It's that time of year again; romance and allergens are filling the air. The price of waxy chocolate goes up, and if you aren't tricked into it the first two weeks of February, they'll catch you in last half, where you pat yourself on the back for thinking to grab the clearance chocolate, just like the rest of the nation.
But on the night of 'Marvin Gaye-ing' itself, are you going to be prepared? We're here to help with some things you can definitely cross off your shopping list for the bedroom.
1. Plastic Wrap
We all know the phrase, "Wrap it before you tap it. What some people may not know is that this phrase has applications outside of playing tag. Even so, we're pretty sure that enveloping your genitals in plastic wrap is probably not an effective form of contraception.
2. Balloons
Tempting, aren't they? Not only do they incorporate seamlessly into your kinky clown fantasies, but they only cost a dollar for a hundred in all sorts of colors! Condoms probably cost, like, twice that. Yet as far as we can tell, you should probably not use decorations meant for children's parties to try to prevent children. They probably attract them, in fact. Like moths to a festive flame.
3. Bubble Wrap
It makes sense to want to try to protect your package, but this parcel just isn't ready to ship. Bubble wrap may make an interesting time for her, and make every part of love making gentler than ever. Even so, we're still pretty certain that, should some of the bubbles pop, the wrap can no longer be used as a sperm barrier.
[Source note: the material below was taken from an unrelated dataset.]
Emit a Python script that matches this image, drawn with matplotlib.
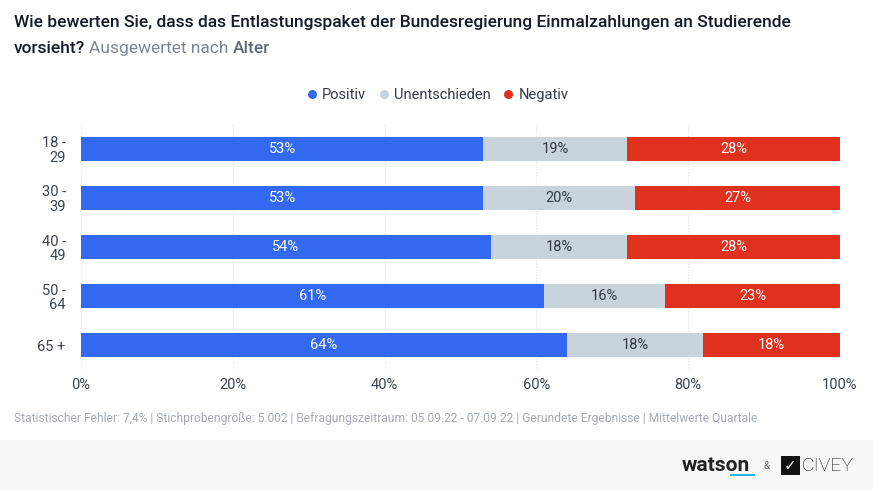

4. Giant Inflatable Hamster Balls
We know that as soon as you step off the court with one of these bad boys, you're gonna get swarmed by a sea of adoring fans. Take some time to track down some protection, because although these appear to prevent injury to the torso, arms, and head, your genitals are fairly exposed to all sorts of herpes and such, we think.
5. A Giant Wall Spanning the Border
A lot of people seem to think that this prevents things from getting through, but we're like 99% certain that it doesn't.
6. The Cursed Amulet that lies in an ornate box beneath our bed. I hear it shudder in the middle of winter nights. A single bloody eye dangles from the chain, the iris following me wherever I go-
Look, I know your grandmother swore by it, but she had like nine kids. Half of them weren't even fully human! I agreed to it once, but I had visions of human sacrifice for two weeks. Plus my genitals kinda itched. So we're gonna go ahead and say that it is probably not a condom.